Dr Armstrong made the point in referring to Mr Hoyte’s request for internal party experts to craft four policy papers, including one on access to credit and other financial products at equitable rates, shortly after the PNC lost the 1992 general and regional elections. The management strategist and consultant told the audience that Mr Hoyte had envisaged that access to credit would have allowed poor people, to get access to the banks and insurance companies “which have kept us out”. “We had a revolution already to get Blacks and Indians into the banks.”

“So the second thing he wanted to do, you have to take care of your people after you lose,” said Dr Armstrong, a former senior public servant during the PNC administration.

Turning his attention to features of leadership, he said they include receiving information, consulting and mobilising others to achieve objectives. In addition to intellectual intelligence, Dr Armstrong said leadership also requires emotional intelligence for people to reflect on themselves and “admit you’re wrong.”

Leadership is not only about intellectual intelligence  but emotional intelligence that allows for people to reflect on ourselves and “admit you’re wrong”. “Emotional intelligence says if we’re operating in an organisation, we have to find people with those skills. Some of them who don’t like you and some of them who you don’t like,” said Dr Armstrong in his lecture whose theme was “Strategic transformation from charismatic/hero-centered leadership: Some lessons from the leadership journey of Hugh Desmond Hoyte.”

Other major pillars of good leadership, he said, are making room for others to criticise their leaders, attract people with the right skills, manage and understand risks, problem solving and the ability to listen carefully, create room for others to criticise their leaders.

“You have to look for people who have the skills you don’t have so that your team reflects all of these skills,” Dr Armstrong said.

Specifically referring to Mr Hoyte, Dr Armstrong said Mr Hoyte was not threatened by those who were brighter than him.
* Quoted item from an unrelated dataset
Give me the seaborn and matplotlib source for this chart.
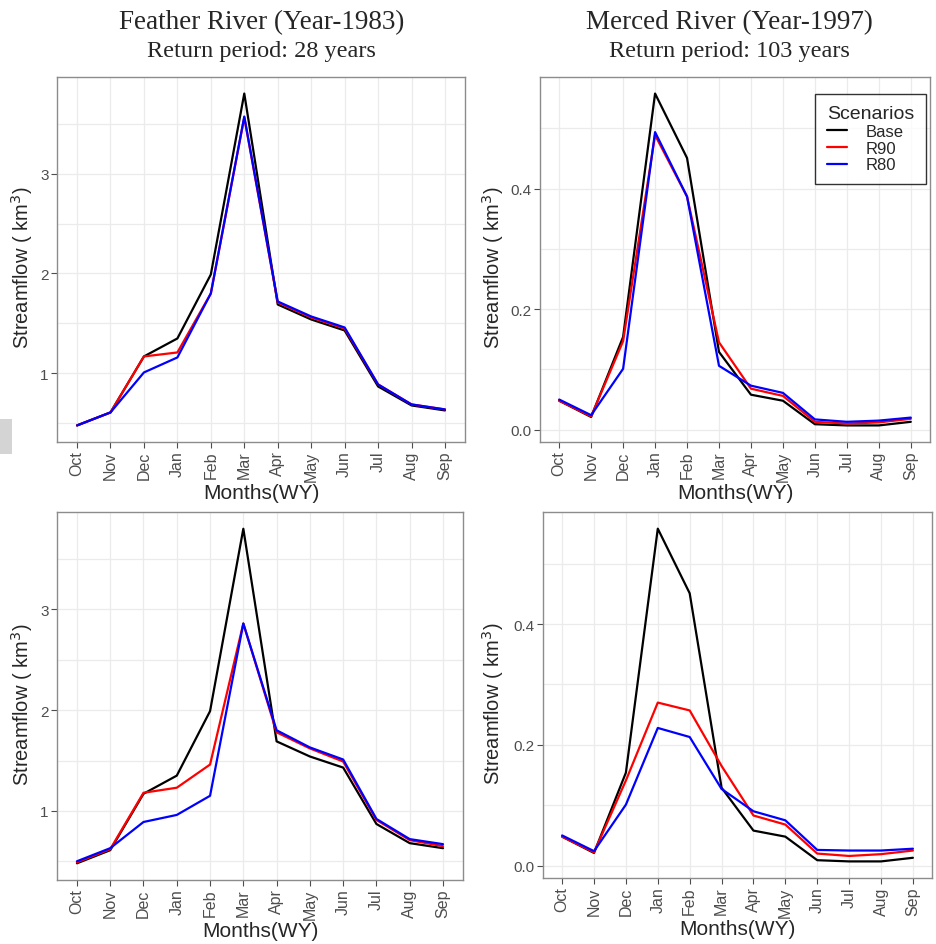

Instead, according to the consultant, the former Guyanese leader was very self-confident and broke barriers to the involvement of women and younger persons.  He also said that Mr Hoyte knew that he engage those two groups seriously and so he had take “tough” decisions to attract those who had certain skills.

Dr Armstrong said transformation requires “listening to the ground” analysing what is happening around oneself, analysing, planning and discussing what was was going on and then “mobilizing the key people who could make it happen.” “That is transformation. It’s an active thing,” he said.

He also credited Mr Hoyte, who served as Guyana’s second executive President from 1985 to 1992, as someone with the “iron will” to make decisions and stand by them. They included succession planning by bringing in new people into the party through the reform component. Similarly, Dr Armstrong praised Mr Hoyte for possesing “radical integrity, no tolerance for corruption.” “When you talk about integrity, you can’t talk bringing any money unless it was clear and no, no connection to crime. In fact, he would have blown up if he had a sense that you had talked about a project down the road,” he also said.

While on a visit to a party group activity organised by South Africa’s African National Congress (ANC), he said Mr Hoyte had recognised its financial independence from the headquarters in running their own affairs. “He began to understand the need for us to strengthen party groups. And they will talk back to you. When you strengthen them, they will talk back to you.”

Dr Armstrong said party groups could not be kept weak or they would remain so throughout the struggle.

Mr Hoyte died at the age of 73 on December 22, 2002. He assumed the presidency after his predecessor and Guyana’s first executive president died on August 6,1985. Mr Hoyte retained office at the 1985 general elections that international observers had regarded as rigged as “crooked as barbed wire”. After conceding to local and international demands for electoral reform, he led the PNC into electoral defeat in 1992 until 2015 when it returned to power under the umbrella of A Partnership for National Unity in coalition with the Alliance For Change. That coalition lost the 2020 elections and in 2025, the PNCR-led APNU was relegated to the second largest opposition party in parliament.